I come from a Free Church tradition, for those of you who don’t know, that doesn’t mean we have a symbol of an eagle for our services, it just means that we aren’t as tied to the historic liturgy and traditions from older streams of Christianity (like creeds or prayer books)

I am aware of the dangers and the benefits of a free church, but these are my people, and I plan to be with them as long as they will have me. However…

One of the things I’d love to reintroduce to my tribe, or at least my church, is the Christian calendar.

To be honest, it is a learning curve for me. Growing up, my family was suspicious of all things Catholic.  My parents barely let me be friends with girls named Mary.

So since Christian tradition doesn’t swing a big stick for us, I’d like to argue for it from the last place my people would expect.

The Bible.

Specifically,  Leviticus.

Stuck between all those passages about how to kill a goat and abominations, there is an incredibly powerful idea, that our time matters, and the story we lay on top of our time matters.

God gives His first people a calendar, with an annual cadence, as a way of telling a story about their time that is more than just when to plant and when to harvest.

Did you know that the Bible talks about how we think about time on almost 1,000 different occasions? In fact, the Bible cares just as much about time as the modern Western person, but in a very different way.
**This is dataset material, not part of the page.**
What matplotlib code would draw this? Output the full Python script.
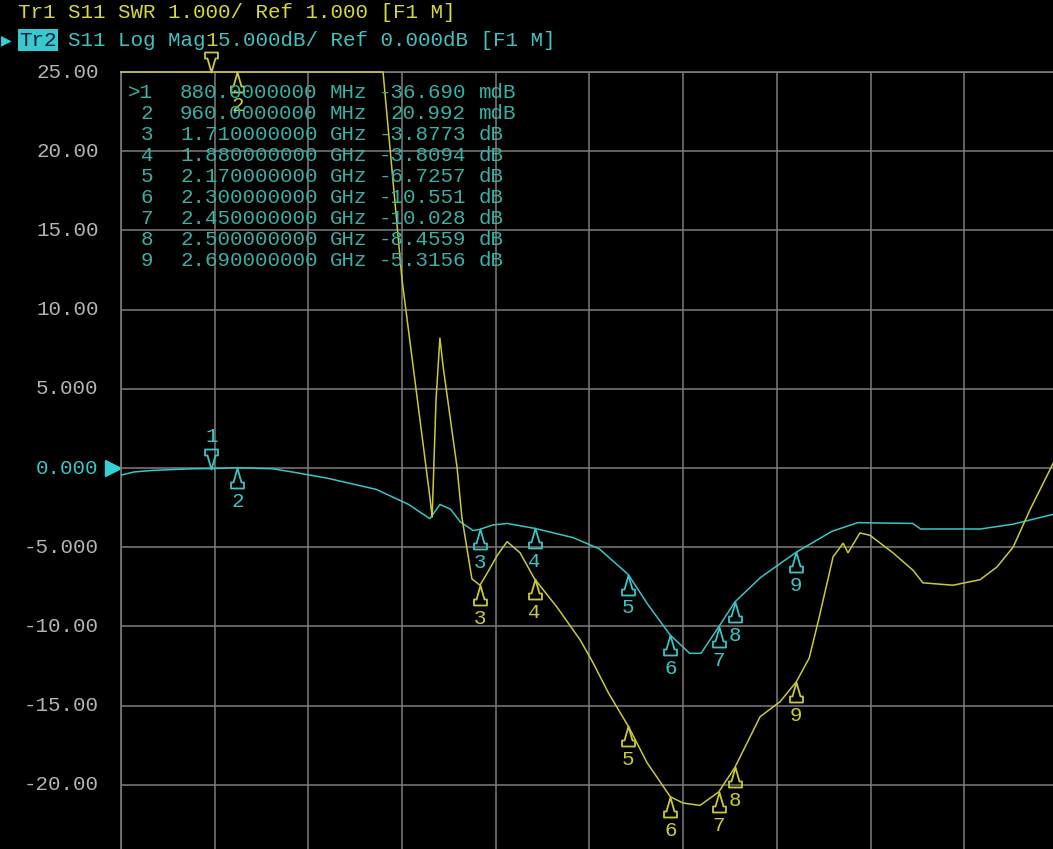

I doubt most people in America have a strong awareness of time as sacred.

Or at least we don’t think we do. 

Did you know that more men get vasectomies during March Madness than any other time of the year? (Which I think is both brilliant, and telling.)  We do set apart certain parts of the year. The danger of not paying attention to the Christian calendar is that we will orient our time around something other than God and His work in our lives. We will orient our days around April 15th or July 4th or Superbowl Sunday.

We get our word “holiday” from the idea of Holy Days. There are certain days and seasons that are different than others. They are days that are set apart to remind us that the Jewish/Christian faith is one that is rooted in history.

Something happened. Actually lots of somethings have happened, and how we view our time is one of the ways we remember, because we think God is up to something; because we live in an enchanted world where God has been working all along.

There is a deep seated human need for all our life to not just blend into one continuous stream of moments. We know intuitively that there is a time for joy and a time for tears.

A couple of months ago I read a fascinating article in the New York Times about how people inside prison view time. As a former jail chaplain I thought it was incredibly accurate. Inmates don’t wear watches, they don’t count time the way people on the outside do. They measure time in months, not minutes.

The man writing the article, had taught inmates for over a decade, and had learned from them to measure time in a different way, they taught him to measure time by love and loss. Time wasn’t just a series of to-do lists but a way of recounting meaning, and determining future direction.

Which is very much like the way the Bible talks about it.

One of the books of the Bible, Ecclesiastes, says that time is God’s way of helping us embrace our limitations. We will live and we will die and the world will go on. And so we should number our days because this is wisdom.

Time is God’s gift to us…which carries the idea that what we do with it is our gift back to God.

This leads me to Lent, a season of honest appraisal of the state of our hearts. And while this season is new to me, Lent is starting to make just as much sense to me as Easter.

Lent, is the Easter season’s misunderstood sibling, it is the other side of the coin for Easter. Because if you really want to understand Easter, you have to really understand death.

Before we can get to the truth of the resurrection, we have to look death squarely in the face. Not just the abstract versions of death, but the ones which we are more familiar with. The way death came to our marriages, or that friendship, or that job, or the thousand other ways that we have been bearers of death in our life.

For religious people, Lent can be a painful, difficult experience. Maybe that is why the Christians of old observed it.

We can start to believe that if we sing the right songs, or participate in some ritual, that this darkness won’t be true of us anymore. But a stained glass version of denial is just as poisonous as any other version.

This is Lent. It can be painful, but it also is very freeing.

It is the way Christians have worked into the calendar a time to prepare for good news, by being very, very honest about the bad bits that led up to it. It is where Christians have forced themselves to come to grips with their face in the yelling, shouting crowd saying, “Crucify Him! May His blood be on our heads!”

In a time of culture wars, political shouting matches, and increased belligerent social discourse, Lent whispers to Christians “Remember your sin and drop your stones.”

Lent reminds us what drew us to Jesus in the first place. Grace, before it is received is an indictment, and forgiveness leads with an honest naming of wrongdoing.

Because only the sick need a doctor, and only those made from dust need Resurrection.